5. Compare and contrast core beliefs/values and secondary beliefs/values. Provide an example of each and discuss the potential impact marketers have on each.
Core beliefs and values are passed on from parents to children and are reinforced by schools, churches, business, and government. Secondary beliefs and values are more open to change. Believing in marriage is a core belief; believing that people should get married early in life is a secondary belief. Marketers have some chance of changing secondary values but little chance of changing core values.
6. Explain how companies can take a proactive stance toward the marketing environment.
Many companies view the marketing environment as an uncontrollable element to which they must react and adapt. They passively accept the marketing environment and do not try to change it. They analyze the environmental forces and design strategies that will help the company avoid the threats and take advantage of the opportunities the environment provides. Other companies take a proactive stance toward the marketing environment. Rather than simply watching and reacting, these firms take aggressive actions to affect the publics and forces in their marketing environment. Such companies hire lobbyists to influence legislation affecting their industries and stage media events to gain favorable press coverage.

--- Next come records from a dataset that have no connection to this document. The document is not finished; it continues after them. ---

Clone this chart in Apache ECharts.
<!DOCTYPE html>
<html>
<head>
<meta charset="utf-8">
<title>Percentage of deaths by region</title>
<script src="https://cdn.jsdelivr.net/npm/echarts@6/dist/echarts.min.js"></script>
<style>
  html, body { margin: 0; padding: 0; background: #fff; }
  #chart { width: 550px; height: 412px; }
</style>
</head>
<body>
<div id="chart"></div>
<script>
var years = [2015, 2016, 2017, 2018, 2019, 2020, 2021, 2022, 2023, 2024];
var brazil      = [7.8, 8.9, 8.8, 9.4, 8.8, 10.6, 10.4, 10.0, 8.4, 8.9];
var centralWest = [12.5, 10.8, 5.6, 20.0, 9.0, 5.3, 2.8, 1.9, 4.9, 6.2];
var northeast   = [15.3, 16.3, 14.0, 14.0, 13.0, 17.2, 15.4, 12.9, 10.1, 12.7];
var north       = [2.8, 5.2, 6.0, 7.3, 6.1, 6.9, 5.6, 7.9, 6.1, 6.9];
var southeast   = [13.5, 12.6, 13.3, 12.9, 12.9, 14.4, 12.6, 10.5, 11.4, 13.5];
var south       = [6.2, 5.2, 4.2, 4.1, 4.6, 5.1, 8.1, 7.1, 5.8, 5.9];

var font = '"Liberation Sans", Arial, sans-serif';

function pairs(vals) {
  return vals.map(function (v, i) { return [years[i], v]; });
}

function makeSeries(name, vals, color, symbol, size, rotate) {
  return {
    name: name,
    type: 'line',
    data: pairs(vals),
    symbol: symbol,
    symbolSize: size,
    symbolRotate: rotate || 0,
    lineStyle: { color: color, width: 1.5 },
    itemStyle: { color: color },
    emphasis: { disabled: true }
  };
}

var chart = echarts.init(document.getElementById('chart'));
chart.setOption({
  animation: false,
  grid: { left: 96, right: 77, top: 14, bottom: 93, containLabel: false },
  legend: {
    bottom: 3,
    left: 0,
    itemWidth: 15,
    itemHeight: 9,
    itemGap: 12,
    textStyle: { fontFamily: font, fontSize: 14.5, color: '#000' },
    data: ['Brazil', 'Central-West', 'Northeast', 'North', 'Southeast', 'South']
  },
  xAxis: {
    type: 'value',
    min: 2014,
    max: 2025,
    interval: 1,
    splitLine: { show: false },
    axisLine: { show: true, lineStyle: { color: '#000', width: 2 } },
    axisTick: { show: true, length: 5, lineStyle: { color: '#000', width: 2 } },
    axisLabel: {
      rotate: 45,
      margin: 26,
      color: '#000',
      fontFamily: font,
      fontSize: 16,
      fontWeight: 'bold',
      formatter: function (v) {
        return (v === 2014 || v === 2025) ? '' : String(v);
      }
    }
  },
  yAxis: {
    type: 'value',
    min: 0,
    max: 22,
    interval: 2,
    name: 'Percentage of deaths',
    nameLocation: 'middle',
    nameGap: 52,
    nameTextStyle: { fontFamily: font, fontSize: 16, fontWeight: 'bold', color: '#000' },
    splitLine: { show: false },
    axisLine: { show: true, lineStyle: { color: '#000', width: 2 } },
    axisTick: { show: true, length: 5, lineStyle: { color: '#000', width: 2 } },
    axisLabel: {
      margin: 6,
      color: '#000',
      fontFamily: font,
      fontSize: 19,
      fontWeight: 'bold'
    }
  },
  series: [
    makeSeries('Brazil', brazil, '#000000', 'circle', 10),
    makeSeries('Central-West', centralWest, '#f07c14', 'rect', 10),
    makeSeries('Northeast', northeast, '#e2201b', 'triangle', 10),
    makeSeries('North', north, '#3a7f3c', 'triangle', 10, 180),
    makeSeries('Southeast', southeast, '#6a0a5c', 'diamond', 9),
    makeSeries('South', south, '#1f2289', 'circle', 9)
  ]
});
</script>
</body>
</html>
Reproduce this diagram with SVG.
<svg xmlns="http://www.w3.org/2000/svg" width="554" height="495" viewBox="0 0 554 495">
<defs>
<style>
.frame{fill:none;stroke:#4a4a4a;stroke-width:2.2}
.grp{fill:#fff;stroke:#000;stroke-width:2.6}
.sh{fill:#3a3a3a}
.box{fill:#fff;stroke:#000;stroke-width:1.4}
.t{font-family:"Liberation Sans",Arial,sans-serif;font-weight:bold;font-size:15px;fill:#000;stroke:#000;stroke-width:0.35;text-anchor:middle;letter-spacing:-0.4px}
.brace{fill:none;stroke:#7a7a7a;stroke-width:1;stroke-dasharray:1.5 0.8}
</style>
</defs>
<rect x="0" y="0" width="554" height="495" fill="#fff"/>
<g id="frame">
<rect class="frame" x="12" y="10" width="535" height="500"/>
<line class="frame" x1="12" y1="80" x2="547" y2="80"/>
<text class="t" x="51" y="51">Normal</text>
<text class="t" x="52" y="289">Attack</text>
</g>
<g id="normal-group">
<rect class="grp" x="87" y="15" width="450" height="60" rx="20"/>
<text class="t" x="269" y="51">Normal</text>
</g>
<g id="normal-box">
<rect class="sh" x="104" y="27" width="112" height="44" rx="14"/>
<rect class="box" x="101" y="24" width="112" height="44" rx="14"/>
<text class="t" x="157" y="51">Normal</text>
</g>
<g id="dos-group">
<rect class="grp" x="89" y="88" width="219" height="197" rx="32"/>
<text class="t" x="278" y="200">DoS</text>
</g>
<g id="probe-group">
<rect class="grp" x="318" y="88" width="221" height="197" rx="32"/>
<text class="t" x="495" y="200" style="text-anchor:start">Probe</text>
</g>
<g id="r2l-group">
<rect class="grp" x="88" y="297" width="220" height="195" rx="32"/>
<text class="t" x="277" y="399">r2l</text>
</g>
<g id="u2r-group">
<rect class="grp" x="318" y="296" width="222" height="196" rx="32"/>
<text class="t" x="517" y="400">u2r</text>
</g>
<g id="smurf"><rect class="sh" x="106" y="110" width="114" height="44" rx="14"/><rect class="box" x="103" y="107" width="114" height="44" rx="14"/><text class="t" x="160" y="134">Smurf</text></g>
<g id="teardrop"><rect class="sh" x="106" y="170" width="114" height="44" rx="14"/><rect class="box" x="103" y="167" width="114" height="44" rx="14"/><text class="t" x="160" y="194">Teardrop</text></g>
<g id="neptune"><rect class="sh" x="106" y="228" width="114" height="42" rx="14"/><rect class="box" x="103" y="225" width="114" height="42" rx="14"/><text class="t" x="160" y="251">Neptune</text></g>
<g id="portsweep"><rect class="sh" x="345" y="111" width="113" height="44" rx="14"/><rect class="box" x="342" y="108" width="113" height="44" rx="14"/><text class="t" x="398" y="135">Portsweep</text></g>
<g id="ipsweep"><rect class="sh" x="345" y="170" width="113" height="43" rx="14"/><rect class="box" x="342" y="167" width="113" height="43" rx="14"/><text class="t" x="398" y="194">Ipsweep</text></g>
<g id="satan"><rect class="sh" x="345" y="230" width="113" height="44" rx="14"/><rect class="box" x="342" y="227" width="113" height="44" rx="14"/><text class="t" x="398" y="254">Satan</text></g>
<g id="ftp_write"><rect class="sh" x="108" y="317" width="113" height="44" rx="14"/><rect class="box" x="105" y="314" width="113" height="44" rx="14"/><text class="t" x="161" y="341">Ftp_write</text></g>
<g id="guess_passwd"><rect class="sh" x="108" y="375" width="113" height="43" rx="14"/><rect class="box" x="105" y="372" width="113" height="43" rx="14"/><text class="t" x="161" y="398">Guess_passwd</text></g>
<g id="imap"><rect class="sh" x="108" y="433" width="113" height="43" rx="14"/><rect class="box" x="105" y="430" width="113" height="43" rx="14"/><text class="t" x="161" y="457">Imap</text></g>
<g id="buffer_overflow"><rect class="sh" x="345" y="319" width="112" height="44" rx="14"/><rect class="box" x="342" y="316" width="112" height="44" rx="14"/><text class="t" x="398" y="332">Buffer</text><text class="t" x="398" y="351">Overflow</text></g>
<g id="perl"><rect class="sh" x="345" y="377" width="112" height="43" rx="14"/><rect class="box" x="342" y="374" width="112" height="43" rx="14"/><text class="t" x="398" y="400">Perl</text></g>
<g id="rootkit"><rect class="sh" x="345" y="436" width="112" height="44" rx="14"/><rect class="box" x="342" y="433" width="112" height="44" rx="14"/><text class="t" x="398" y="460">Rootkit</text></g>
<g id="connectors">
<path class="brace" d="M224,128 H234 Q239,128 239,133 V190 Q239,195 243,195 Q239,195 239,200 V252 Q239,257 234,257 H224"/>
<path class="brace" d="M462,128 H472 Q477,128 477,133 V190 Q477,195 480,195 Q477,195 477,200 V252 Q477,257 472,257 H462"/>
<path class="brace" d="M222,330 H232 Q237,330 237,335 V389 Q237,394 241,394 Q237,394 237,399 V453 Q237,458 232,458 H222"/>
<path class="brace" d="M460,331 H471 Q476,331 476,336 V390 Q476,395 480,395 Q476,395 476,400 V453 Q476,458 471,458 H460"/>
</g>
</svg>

They run advertorials (ads expressing editorial points of view) to shape public opinion. They press lawsuits and file complaints with regulators to keep competitors in line, and they form contractual agreements to better control their distribution channels. By taking action, companies can often overcome seemingly uncontrollable environmental events. Marketing management cannot always control environmental forces. In many cases, it must settle for simply watching and reacting to the environment. For example, a company would have little success trying to influence geographic population shifts, the economic environment, or major cultural values. But whenever possible, smart marketing managers take a proactive rather than reactive approach to the marketing environment.